Sep 01, 2022

Today's performance management professionals have access to more sophisticated vendor solutions than ever before. However, large numbers of asset managers simply lack a robust performance tool, and therefore rely heavily on Excel for data sourcing, calculations, and reporting. Yet even asset managers using industry-leading commercial solutions augment their automated performance processes with one, two … or perhaps even five Excel spreadsheets.

Why is that? Let’s dig in.

Over the last 15 years, the capabilities of performance measurement tools have come a long way − spanning calculation methodologies, multi-asset coverage, performance attribution, composite functionality, and even workflow. Best-of-breed tools and adjacent technologies such as OMS have broadened their performance capabilities, and vendors are making a concerted effort to serve as the one-stop toolset for performance management professionals. However, the fancy software hasn’t broken firms’ addiction to Excel, and firms often still use Excel spreadsheets , at a minimum, for the last leg of the workflow.

Where is Excel still used?

I see firms using Excel in three areas: data preparation, reconciliation, and data visualization.

Firms employ spreadsheets to conduct data preparation tasks (e.g., staging) before security-level returns are sourced by the performance tool. Reconciliation is another area where Excel creeps into play for many asset managers. If a performance team needs to compare preliminary returns calculations against the custodian’s official performance, team members might use Excel to reconcile results. In other cases, firms use multiple tools to calculate performance returns and/or attribution that are either poorly integrated or not integrated at all, requiring them to utilize Excel to reconcile across platforms. While the hope is that account- and fund-level performance returns are being calculated and generated in a fit-for-purpose performance tool, Excel is often commonly used in the visualization of results.

It’s often easier to extract performance data and manipulate the output in Excel versus bending a performance tool to your will.

Excel allows users to tailor dynamic charting to their own preferences. A person with Asset Manager XYZ will have a preferred view of the performance results, which may differ from how others across the firm want to see it. Many performance management professionals extract returns data from the performance tool and manipulate it in a spreadsheet before presenting it to the firm’s portfolio managers. Sometimes BI tools like Tableau and Microsoft Power BI are layered on top.

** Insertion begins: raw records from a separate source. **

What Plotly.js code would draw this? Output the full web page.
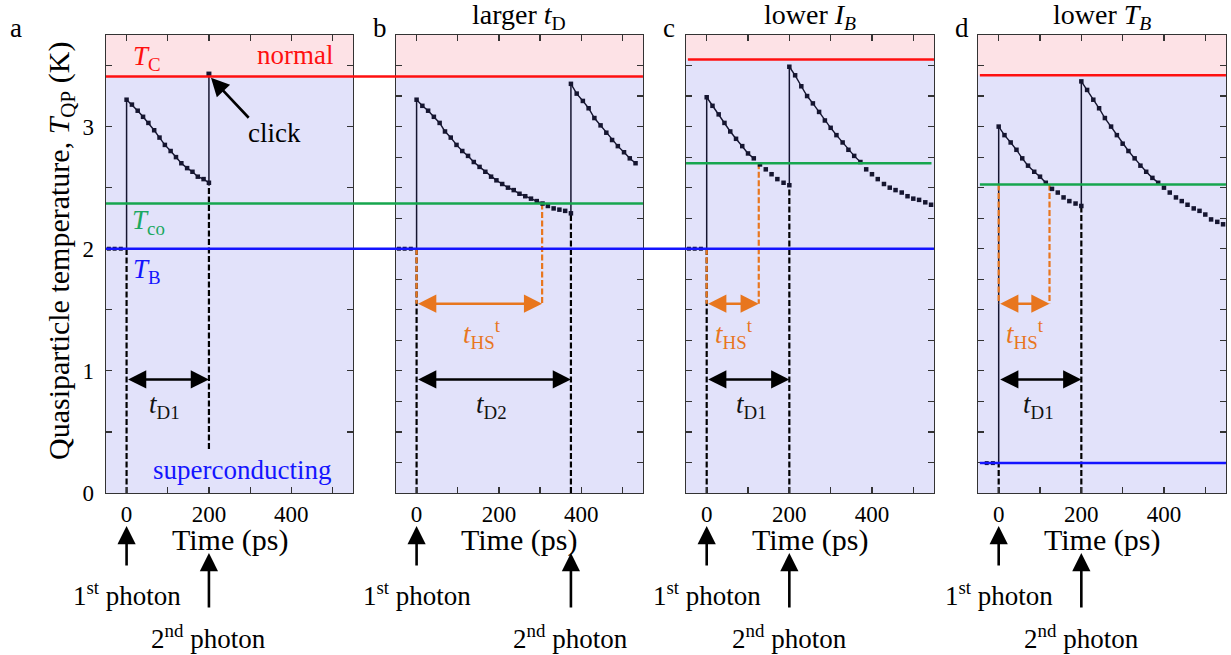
<!DOCTYPE html>
<html><head><meta charset="utf-8">
<script src="https://cdn.plot.ly/plotly-3.0.1.min.js"></script>
<style>body{margin:0;background:#fff}#chart{width:1231px;height:655px}</style>
</head><body><div id="chart"></div>
<script>
// ---------------- data ----------------
const panelLetters = ['a', 'b', 'c', 'd'];
const panelTitles = ['', 'larger <i>t</i><sub>D</sub>', 'lower <i>I</i><sub><i>B</i></sub>', 'lower <i>T</i><sub><i>B</i></sub>'];
const delayLabels = ['<i>t</i><sub>D1</sub>', '<i>t</i><sub>D2</sub>', '<i>t</i><sub>D1</sub>', '<i>t</i><sub>D1</sub>'];
const hotspotLabel = '<i>t</i><sub>HS</sub><sup>t</sup>';
const T_C  = [3.41, 3.41, 3.55, 3.42];     // critical temperature (K)
const T_CO = [2.37, 2.37, 2.70, 2.525];    // cross-over temperature (K)
const T_B  = [2.0, 2.0, 2.0, 0.245];       // bath temperature (K)
const photon1 = [0, 0, 0, 0];              // ps
const photon2 = [200, 375, 200, 200];      // ps
const tHS = [null, 305, 126, 123];         // ps
const photon2DashFrom = [0.36, 0, 0, 0];
const preTimes = [[-43, -29, -14], [-43, -29, -14], [-43, -29, -14], [-29, -14]];

// panel a
const aTime1 = [0, 13, 27, 40, 53, 67, 80, 93, 107, 120, 133, 147, 160, 173, 187, 200];
const aTemp1 = [3.22, 3.18, 3.13, 3.08, 3.03, 2.97, 2.91, 2.85, 2.80, 2.75, 2.70, 2.66, 2.63, 2.59, 2.57, 2.54];
const aClickTemp = 3.43;
// panel b
const bTime1 = [0, 14, 28, 42, 56, 69, 83, 97, 111, 125, 139, 153, 167, 181, 194, 208, 222, 236, 250, 264, 278, 292, 306, 319, 333, 347, 361, 375];
const bTemp1 = [3.22, 3.17, 3.13, 3.08, 3.03, 2.96, 2.91, 2.85, 2.80, 2.76, 2.71, 2.67, 2.63, 2.59, 2.56, 2.53, 2.50, 2.48, 2.45, 2.43, 2.41, 2.39, 2.37, 2.35, 2.33, 2.32, 2.31, 2.29];
const bTime2 = [375, 389, 404, 418, 432, 447, 461, 475, 489, 504, 518, 532];
const bTemp2 = [3.35, 3.27, 3.21, 3.15, 3.07, 3.01, 2.95, 2.89, 2.84, 2.79, 2.74, 2.70];
// panel c
const cTime1 = [0, 14, 29, 43, 57, 71, 86, 100, 114, 129, 143, 157, 171, 186, 200];
const cTemp1 = [3.24, 3.17, 3.10, 3.03, 2.96, 2.90, 2.84, 2.78, 2.74, 2.69, 2.65, 2.61, 2.57, 2.54, 2.52];
const cTime2 = [200, 214, 229, 243, 257, 272, 286, 300, 314, 329, 343, 357, 372, 386, 400, 414, 429, 443, 457, 472, 486, 500, 514, 529, 543];
const cTemp2 = [3.49, 3.42, 3.33, 3.25, 3.19, 3.12, 3.05, 2.99, 2.93, 2.87, 2.81, 2.76, 2.71, 2.65, 2.61, 2.57, 2.53, 2.50, 2.48, 2.46, 2.43, 2.41, 2.40, 2.38, 2.36];
// panel d
const dTime1 = [0, 14, 29, 43, 57, 71, 86, 100, 114, 129, 143, 157, 171, 186, 200];
const dTemp1 = [3.00, 2.93, 2.87, 2.81, 2.74, 2.68, 2.63, 2.59, 2.54, 2.49, 2.46, 2.42, 2.39, 2.37, 2.35];
const dTime2 = [200, 214, 229, 243, 257, 272, 286, 300, 314, 329, 343, 357, 372, 386, 400, 414, 429, 443, 457, 472, 486, 500, 514, 529, 543];
const dTemp2 = [3.37, 3.30, 3.22, 3.15, 3.07, 3.00, 2.93, 2.86, 2.80, 2.74, 2.68, 2.63, 2.58, 2.54, 2.50, 2.46, 2.42, 2.39, 2.36, 2.33, 2.31, 2.28, 2.24, 2.22, 2.20];

// tick labels
const xTickVals = [0, 100, 200, 300, 400, 500];
const xTickText = ['0', '', '200', '', '400', ''];
const yTickValsA = [0, 0.5, 1, 1.5, 2, 2.5, 3, 3.5];
const yTickTextA = ['0', '', '1', '', '2', '', '3', ''];
const yTickValsOther = [0, 0.25, 0.5, 0.75, 1, 1.25, 1.5, 1.75, 2, 2.25, 2.5, 2.75, 3, 3.25, 3.5];

const decays = [
  [[aTime1, aTemp1]],
  [[bTime1, bTemp1], [bTime2, bTemp2]],
  [[cTime1, cTemp1], [cTime2, cTemp2]],
  [[dTime1, dTemp1], [dTime2, dTemp2]]
];

// ---------------- layout constants ----------------
const W = 1231, H = 655;
const FONT = '"Liberation Serif", "Times New Roman", serif';
const xDomains = [[0.0861, 0.2868], [0.3217, 0.5223], [0.5573, 0.7587], [0.7945, 0.9959]];
const yDomain = [0.2473, 0.9466];
const X_RANGE = [-50, 550], Y_RANGE = [0, 3.75];
const HS_Y = 1.55, D_Y = 0.93;
const INK = '#151530', RED = '#ff1010', GREEN = '#16a64e', BLUE = '#1414ff', ORANGE = '#e8761e';
const PINK = '#fde2e6', LAVENDER = '#e2e2fa';
const DASH = '6px,2.5px';
const ARROW = {arrowhead: 2, arrowsize: 1.4, arrowwidth: 2.6, standoff: 0};
const py = px => 1 - px / H;
const pxX = px => px / W;

const traces = [];
const shapes = [];
const annotations = [];
const layout = {
  width: W, height: H, margin: {l: 0, r: 0, t: 0, b: 0},
  paper_bgcolor: '#fff', plot_bgcolor: LAVENDER, showlegend: false,
  font: {family: FONT, color: '#000'}
};

function seg(x, y, color, dash, width, xa, ya) {
  traces.push({x, y, xaxis: xa, yaxis: ya, mode: 'lines', hoverinfo: 'skip',
    line: {color, width, dash}});
}
function label(obj) {
  annotations.push(Object.assign({showarrow: false, xanchor: 'center', yanchor: 'middle'}, obj));
}
function doubleArrow(xa, ya, x0, x1, y, color) {
  annotations.push(Object.assign({xref: xa, yref: ya, axref: xa, ayref: ya, x: x1, y, ax: x0, ay: y,
    text: '', showarrow: true, startarrowhead: 2, arrowside: 'end+start', startarrowsize: 1.4,
    startstandoff: 0, arrowcolor: color}, ARROW));
}

panelLetters.forEach((letter, i) => {
  const s = i === 0 ? '' : String(i + 1);
  const xa = 'x' + s, ya = 'y' + s;
  layout['xaxis' + s] = {
    domain: xDomains[i], range: X_RANGE, anchor: ya,
    tickmode: 'array', tickvals: xTickVals, ticktext: xTickText,
    ticks: 'inside', ticklen: 6, tickwidth: 1.2, tickcolor: '#333',
    mirror: 'allticks', showline: true, linecolor: '#333', linewidth: 1.3,
    showgrid: false, zeroline: false,
    tickfont: {family: FONT, size: 23, color: '#000'}, ticklabelstandoff: 0
  };
  layout['yaxis' + s] = {
    domain: yDomain, range: Y_RANGE, anchor: xa,
    tickmode: 'array',
    tickvals: i === 0 ? yTickValsA : yTickValsOther,
    ticktext: i === 0 ? yTickTextA : undefined,
    showticklabels: i === 0,
    ticks: 'inside', ticklen: 6, tickwidth: 1.2, tickcolor: '#333',
    mirror: 'allticks', showline: true, linecolor: '#333', linewidth: 1.3,
    showgrid: false, zeroline: false,
    tickfont: {family: FONT, size: 23, color: '#000'}, ticklabelstandoff: 6
  };

  // normal-state (pink) region
  shapes.push({type: 'rect', xref: xa + ' domain', yref: ya, x0: 0, x1: 1, y0: T_C[i], y1: Y_RANGE[1],
    fillcolor: PINK, line: {width: 0}, layer: 'below'});

  const p1 = photon1[i], p2 = photon2[i];
  const d1 = decays[i][0];
  const last1 = d1[1][d1[1].length - 1];
  const peak2 = i === 0 ? aClickTemp : decays[i][1][1][0];

  // pre-photon samples at the bath temperature
  traces.push({x: preTimes[i], y: preTimes[i].map(() => T_B[i]), xaxis: xa, yaxis: ya, mode: 'markers',
    hoverinfo: 'skip', marker: {symbol: 'square', size: 4, color: INK}});

  // photon-1 jump
  seg([p1, p1], [0, T_B[i]], '#000', DASH, 2.2, xa, ya);
  seg([p1, p1], [T_B[i], d1[1][0]], INK, 'solid', 1.5, xa, ya);
  // photon-2 jump
  seg([p2, p2], [photon2DashFrom[i], last1], '#000', DASH, 2.2, xa, ya);
  seg([p2, p2], [last1, peak2], INK, 'solid', 1.5, xa, ya);

  // orange hotspot markers
  if (tHS[i] !== null) {
    seg([p1, p1], [i === 3 ? T_CO[i] : T_B[i], HS_Y], ORANGE, DASH, 2.2, xa, ya);
    seg([tHS[i], tHS[i]], [T_CO[i], HS_Y], ORANGE, DASH, 2.2, xa, ya);
    doubleArrow(xa, ya, p1, tHS[i], HS_Y, ORANGE);
    label({xref: xa, yref: ya, x: [0, 159, 66, 63][i], y: 1.30, text: hotspotLabel,
      font: {size: 27, color: ORANGE, family: FONT}});
  }

  // decay curves
  decays[i].forEach(([t, T]) => {
    const hotT = t.filter((_, k) => T[k] >= T_CO[i]);
    const hotV = T.filter(v => v >= T_CO[i]);
    seg(hotT, hotV, INK, 'solid', 1.4, xa, ya);
    traces.push({x: t, y: T, xaxis: xa, yaxis: ya, mode: 'markers', hoverinfo: 'skip',
      marker: {symbol: 'square', size: 4.5, color: INK}});
  });
  if (i === 0) {
    traces.push({x: [p2], y: [aClickTemp], xaxis: xa, yaxis: ya, mode: 'markers', hoverinfo: 'skip',
      marker: {symbol: 'square', size: 5, color: INK}});
  }

  // delay arrow
  doubleArrow(xa, ya, p1, p2, D_Y, '#000');
  label({xref: xa, yref: ya, x: [93, 183, 109, 97][i], y: 0.71, text: delayLabels[i],
    font: {size: 27, color: '#111', family: FONT}});

  // photon arrows below the axis
  annotations.push(Object.assign({xref: xa, yref: 'paper', x: p1, y: py(526), ax: 0, ay: 41, axref: 'pixel', ayref: 'pixel',
    text: '', showarrow: true, arrowcolor: '#000'}, ARROW));
  annotations.push(Object.assign({xref: xa, yref: 'paper', x: p2, y: py(553), ax: 0, ay: 56, axref: 'pixel', ayref: 'pixel',
    text: '', showarrow: true, arrowcolor: '#000'}, ARROW));
  label({xref: xa, yref: 'paper', x: p1, y: py(594), text: '1<sup>st</sup> photon',
    font: {size: 27, family: FONT, color: '#000'}});
  label({xref: xa, yref: 'paper', x: p2, y: py(637), text: '2<sup>nd</sup> photon',
    font: {size: 27, family: FONT, color: '#000'}});

  // x-axis title
  label({xref: 'paper', yref: 'paper', x: (xDomains[i][0] + xDomains[i][1]) / 2, y: py(540),
    text: 'Time (ps)', font: {size: 30, family: FONT, color: '#000'}});

  // panel letter and title
  label({xref: 'paper', yref: 'paper', x: pxX([16, 380, 669, 962][i]), y: py(28), text: letter,
    font: {size: 27, family: FONT, color: '#000'}});
  if (panelTitles[i]) {
    label({xref: 'paper', yref: 'paper', x: (xDomains[i][0] + xDomains[i][1]) / 2, y: py(17),
      text: panelTitles[i], font: {size: 28, family: FONT, color: '#000'}});
  }
});

// threshold lines (some span several panels)
function hline(x0, x1, yv, color) {
  shapes.push({type: 'line', xref: 'paper', yref: 'y', x0, x1, y0: yv, y1: yv,
    line: {color, width: 2.5}, layer: 'above'});
}
hline(xDomains[0][0], xDomains[1][1], T_C[0], RED);
hline(xDomains[2][0] + 0.0015, xDomains[2][1], T_C[2], RED);
hline(xDomains[3][0] + 0.0015, xDomains[3][1], T_C[3], RED);
hline(xDomains[0][0], xDomains[1][1], T_CO[0], GREEN);
hline(xDomains[2][0], xDomains[2][1] - 0.002, T_CO[2], GREEN);
hline(xDomains[3][0] + 0.0015, xDomains[3][1], T_CO[3], GREEN);
hline(xDomains[0][0], xDomains[2][1], T_B[0], BLUE);
hline(xDomains[3][0] + 0.0015, xDomains[3][1], T_B[3], BLUE);

// panel a labels
label({xref: 'x', yref: 'y', x: 50, y: 3.56, text: '<i>T</i><sub>C</sub>', font: {size: 27, color: RED, family: FONT}});
label({xref: 'x', yref: 'y', x: 409, y: 3.59, text: 'normal', font: {size: 27, color: RED, family: FONT}});
label({xref: 'x', yref: 'y', x: 54, y: 2.22, text: '<i>T</i><sub>co</sub>', font: {size: 27, color: '#1aa860', family: FONT}});
label({xref: 'x', yref: 'y', x: 50, y: 1.82, text: '<i>T</i><sub>B</sub>', font: {size: 27, color: BLUE, family: FONT}});
label({xref: 'x', yref: 'y', x: 281, y: 0.19, text: 'superconducting', font: {size: 27, color: BLUE, family: FONT}});
label({xref: 'x', yref: 'y', x: 360, y: 2.95, text: 'click', font: {size: 27, color: '#000', family: FONT}});
annotations.push(Object.assign({xref: 'x', yref: 'y', axref: 'x', ayref: 'y', x: 205, y: 3.40, ax: 300, ay: 3.06,
  text: '', showarrow: true, arrowcolor: '#000'}, ARROW));

// y-axis title
label({xref: 'paper', yref: 'paper', x: pxX(61), y: py(251), textangle: -90,
  text: 'Quasiparticle temperature, <i>T</i><sub>QP</sub> (K)', font: {size: 30, family: FONT, color: '#000'}});

layout.shapes = shapes;
layout.annotations = annotations;
Plotly.newPlot('chart', traces, layout, {displayModeBar: false, staticPlot: true});
</script>
</body></html>
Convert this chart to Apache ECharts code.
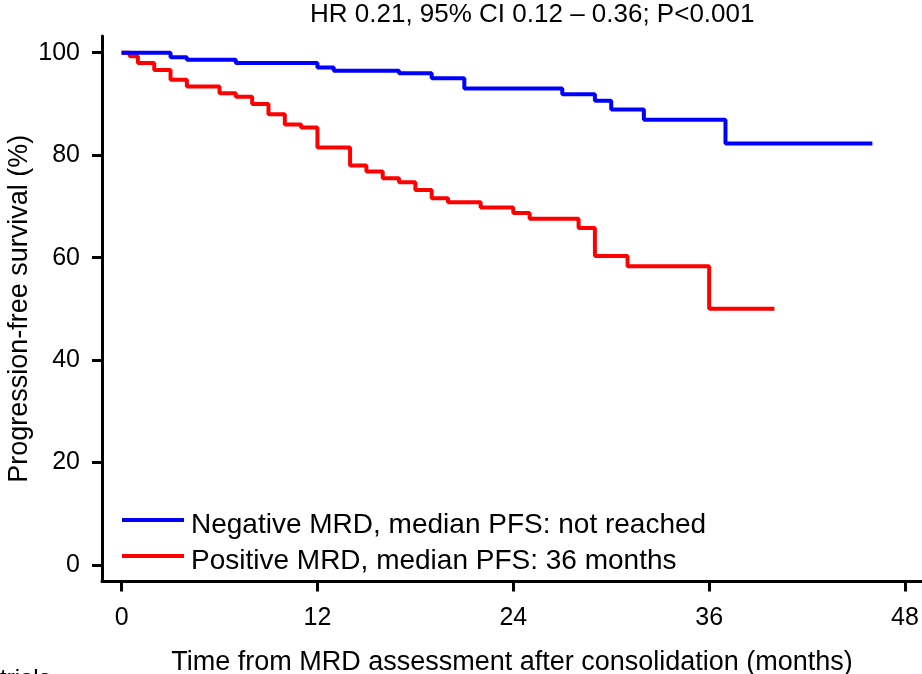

What features do vendors provide?

Many of the commercially available performance tools today have performance and attribution capabilities that cover multiple public and private asset classes, including derivatives. Several solutions feature an intuitive dashboard builder that allows users to build their preferred visualization and dig in to slice and dice performance returns to tell a story. Multiple vendors are working on developing new competencies around visualizing performance results.

How should you combat your firm’s Excel addiction?

Here are four ideas:

  • Advocate: Identify system gaps and raise enhancement suggestions to the vendor. We all know vendors could benefit from expanding their dashboarding and drill-through capabilities. Improved workflow engines with robust exception management and approval logic would improve matters.
  • Cross-train: Identify and encourage training and cross-training opportunities for staff to enhance their understanding of the performance tool.
  • Network: Attend vendor- or peer-sponsored user groups to learn more about how others are adapting their firms’ workflows to fully utilize the system.
  • Consolidate: Get out of the data reconciliation business by considering the consolidation of performance applications.

Although these steps might help with certain aspects of the “overreliance issue,” Excel as a tool unfortunately is not going away anytime soon. Excel will remain the universal language of asset managers – and other industries – for a very long time.

Remember, though, that the first step in treating an addiction is admitting you have a problem.